Something like a year later I stood in about the same spot and felt even greater fear. It was my first day of school. I had told my teacher the same thing I told everyone who gave me an ear. I said I was a policeman. More than the cool uniforms or the exciting music of Adam 12 on TV the thing I liked best about police was the cars. I didn’t pay much attention to the dialogue or plot of my favorite program. I just liked when they drove their black and white code three.
So on my first day of Kindergarten I told Miss Tatch that I was a policeman. She told me that she had a good job for a policeman. She sent me to the office with the attendance report.
My clearest memory of Clarkdale Elementary School is the cavernous hallways. The floors were wide and dark brown. The walls were dark and towering. The ceiling seemed miles overhead. I exited the classroom and walked close to the wall with the attendance slip. When it was necessary to cross to the other side I looked both ways. The enormity grew around me. My little legs took little steps and I made it into the warm office.
They took the paper and thanked me. I turned around and walked out the way I came and then I was back in the hall. The front entrance was on my left. I took a few steps to my right and recognized where I was.

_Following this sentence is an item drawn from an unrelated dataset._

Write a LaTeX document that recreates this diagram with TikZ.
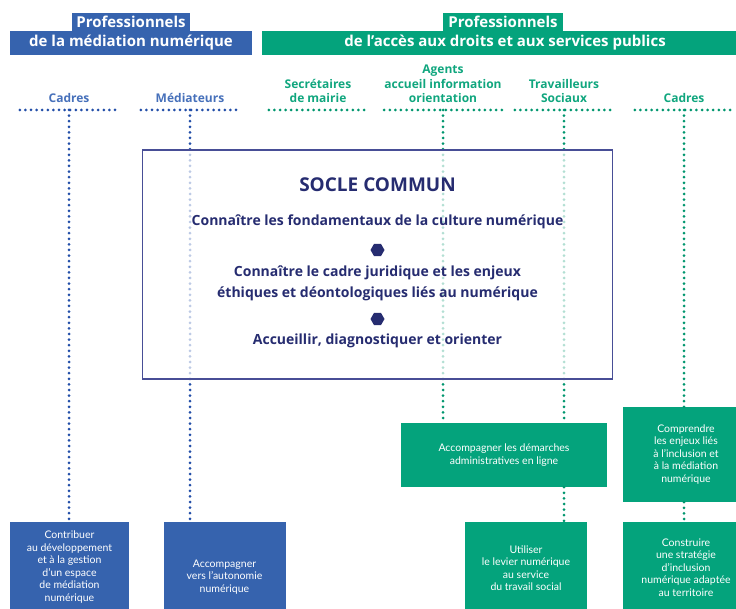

I was right where the doctor with the needle had stood a year before. But that didn’t matter. The light from the front doors made the walls seem even taller. Suddenly I felt like a mouse on a wide freeway. Then there was Miss Tatch standing by the classroom door smiling at me and I found my way back.
Even to this day high walls and ceilings make me a little nervous.
One other important note is just a day later and a thousand miles away Prajna was born. There is no way I could have fathomed at the time what joy this would eventually bring to me.